The Company
Omani Qatari Telecommunications Company (Ooredoo), a leading provider of telecoms services in Oman, was founded in 2004 with its headquarters in Muscat. In February 2005 it was awarded a mobile licence in Oman for 15 years, and in June 2009 it was granted a 25-year fixed licence. Its core business activity is the provision of mobile and fixed telecoms networks and services to residential and corporate customers in Oman. The company’s major shareholder Qtel MENA Investcom (Qatar’s Ooredoo Group) owns 55% of Ooredoo Oman and has operational presence in 16 countries and 95m customers worldwide.

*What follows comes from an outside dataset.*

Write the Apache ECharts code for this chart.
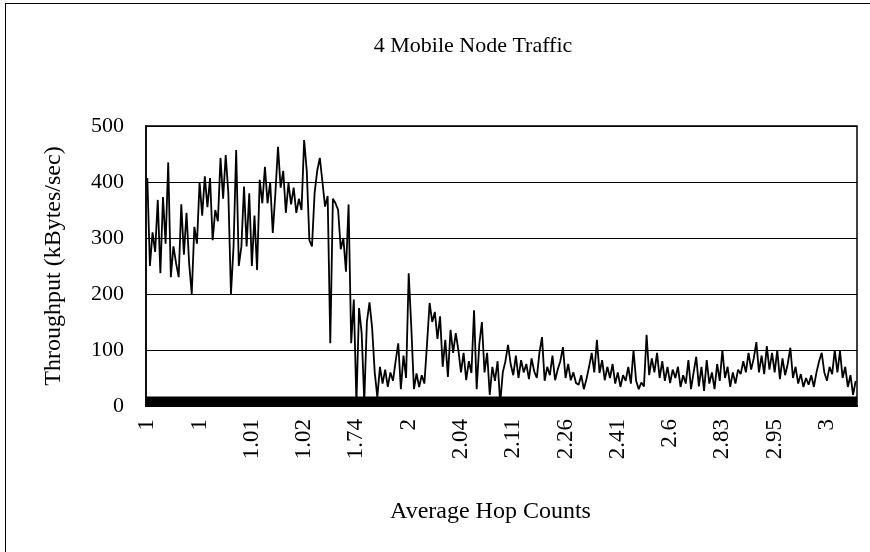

In March 2010 it was decided to make Ooredoo a public joint-stock company. It offered 40% of its shares in an initial public offering, and was listed on the Muscat Securities Market on November 2, 2010. Ooredoo completed rebranding from its previous name, Nawras, at the end of 2014. The company became the first genuinely global telecoms brand in Oman, as its market entry broke the monopoly of government-owned operator Omantel.
Performance
Total revenues grew 12% to OR226.4m ($586.1m) in 2014, up from OR202m ($523m) in 2013, driven by rises in mobile and fixed data revenue, and in international voice revenue. Net profit was OR37.9m ($98.1m), up from OR33.1m ($85.7m) in 2013. Revenues for the first half of 2015 grew by 13% to OR121.9m ($315.6m), up from OR108.3m ($280.4m) in 2014, driven by increases in mobile and fixed data revenue. Net profit for the first half of 2015 was OR22.2m ($57.5m), up from OR18.7m ($48.4m) in the same period of 2014.
The rise is driven by higher EBITDA partially offset by higher depreciation costs due to investment in network modernisation. The total number of customers grew by 11% to 2.75m at the end of the first half of 2015, compared to 2.47m in 2014. The fixed service base fell by 3% to 62,410 customers in the second quarter of 2015, down from 64,192 in same period of 2014. This is the result of the transition to a new home broadband technology that Ooredoo expects to bring improved services.
Ooredoo’s share price grew by 23% during the first half of 2015, reflecting sustained double-digit growth in revenues since the second quarter of 2014. The share price rose by 5%, despite a decline in the MSM 30 Index and other GCC markets. Ooredoo has maintained the dividend policy at 40-60% of EPS with minimum 38 baizas ($0.10) as dividend per share. In 2014, the company paid out 65% of its earnings to its shareholders in the form of dividends, with the current Ooredoo share price offering a 5% dividend yield to shareholders.
In November 2014 the Economic and Financial Committee of the Majlis Al Shura produced a series of recommendations, including an increase in the royalty fee paid by the country’s telecoms service providers (from the current 7% of net revenue to 12%), to boost government revenue for the fiscal budget in view of the substantial fall in oil revenues. There has so far been no news on whether the telecoms royalty fee rise will be implemented.
Several factors support telecoms sector growth in the sultanate, such as a rapidly growing population, the presence of different expatriate communities and a high level of disposable income. Oman’s mobile penetration levels have fallen over the past two years from an average of 180% during 2010-12 to 155% as of December 2014. The introduction of new smart devices is expected to stimulate data usage going forward and drive revenue growth.
Ooredoo has huge growth potential in fixed services as the company focuses on business-to-business corporate enterprise and begins the delivery of fibre-to-the-home services in partnership with Oman Broadband Company, a move that will continue to drive the addition of new customers.